Forty-five percent of all Guard and Reserve deaths since the start of the war — 220 of the 487 total — occurred in the first nine months of 2005, according to Pentagon figures. The deadliest month was August, when 49 Guard and Reserve members died.
The mounting casualties among reservists in Iraq has been overshadowed by the attention focused on a rising overall U.S. death toll, now approaching 2,000. It complicates recruiting for the National Guard and Reserve, which often attract people who think of the military reservists' role as something other than front-line combat.
Gone are the days when the National Guard and Reserve served mainly as "rear-area" support, far from the front-line fighting.

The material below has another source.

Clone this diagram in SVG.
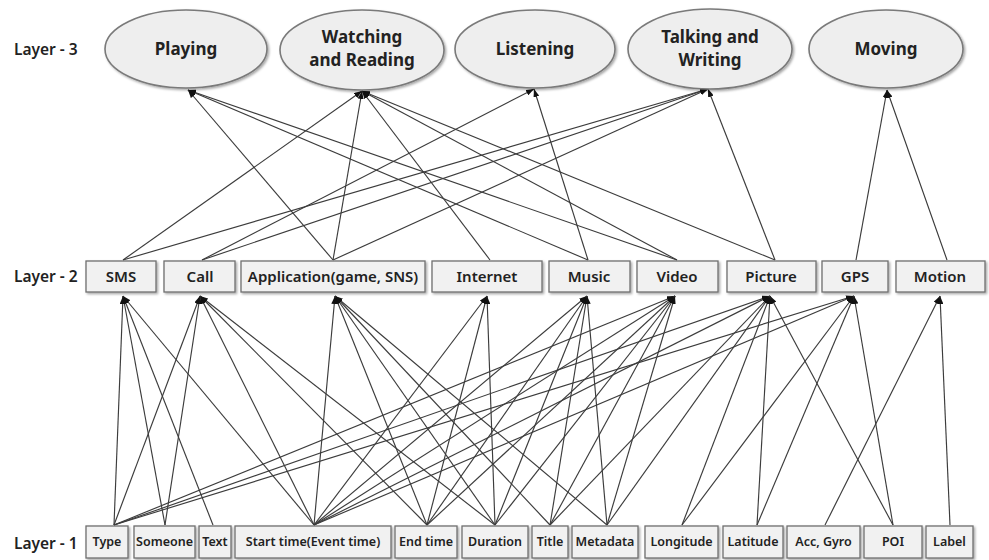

In Iraq the front line is everywhere — on rural roads where Guard and Reserve soldiers drive supply trucks, at urban checkpoints, in remote villages and at major supply bases. Some units also have been attached to active-duty units with the specific mission of conducting offensive operations.
The casualties have contributed to what has been the most challenging time for the Guard and Reserve since the military became an all-volunteer force in 1973. In addition to fighting in Iraq and Afghanistan and helping keep the peace in the Balkans, the Guard in particular was called to action in large numbers for rescue and relief from hurricanes Katrina and Rita.
At one point this year more than half of the combat forces in Iraq were National Guard.
"That's a first," said Army Maj. Les Melnyk, historian for the Pentagon office that manages the Army and Air National Guard. "The Guard can't claim that (level of combat) for World War II or World War I — the other major wars we fought in. Never more than 50 percent of the combat forces were Guard."
At present, of the approximately 152,000 U.S. troops in Iraq, about half are reservists: 49,000 Army National Guard, 22,000 Army Reserve and 4,000 Marine Reserve, according to figures provided by those organizations.
The trend is almost certain to be reversed next year, when the active-duty Army is scheduled to make a proportionally larger contribution to the overall force. The number of National Guard brigades in Iraq, for example, is scheduled to drop next year from seven to two.
Since the Vietnam era, the military has given the Guard and Reserve more vital support functions like military police and engineers, so that any major conflict would involve more than just the active-duty force. Thus it was inevitable that a sizable portion of the force in Iraq would be Guard and Reserve; what has made the Iraq experience so different is the large numbers of reservists getting killed and wounded.
At least 300 soldiers of the National Guard, 78 of the Army Reserve and 93 of the Marine Corps Reserve, have died in the Iraq conflict. The Navy Reserve has lost 13, the Air Force Reserve three and the Air National Guard one. Together that is one-quarter of the total U.S death toll, which stood at 1,947 on Monday, by the Pentagon's count.
Lt. Gen. James Lovelace, the Army's deputy chief of staff for operations, said in an interview that the increased reliance on the Guard and Reserve in 2005 was deliberately planned to allow active-duty units like the 3rd Infantry Division and the 101st Airborne Division to complete a reorganization before they returned to Iraq.
"It bought us the time we needed," Lovelace said.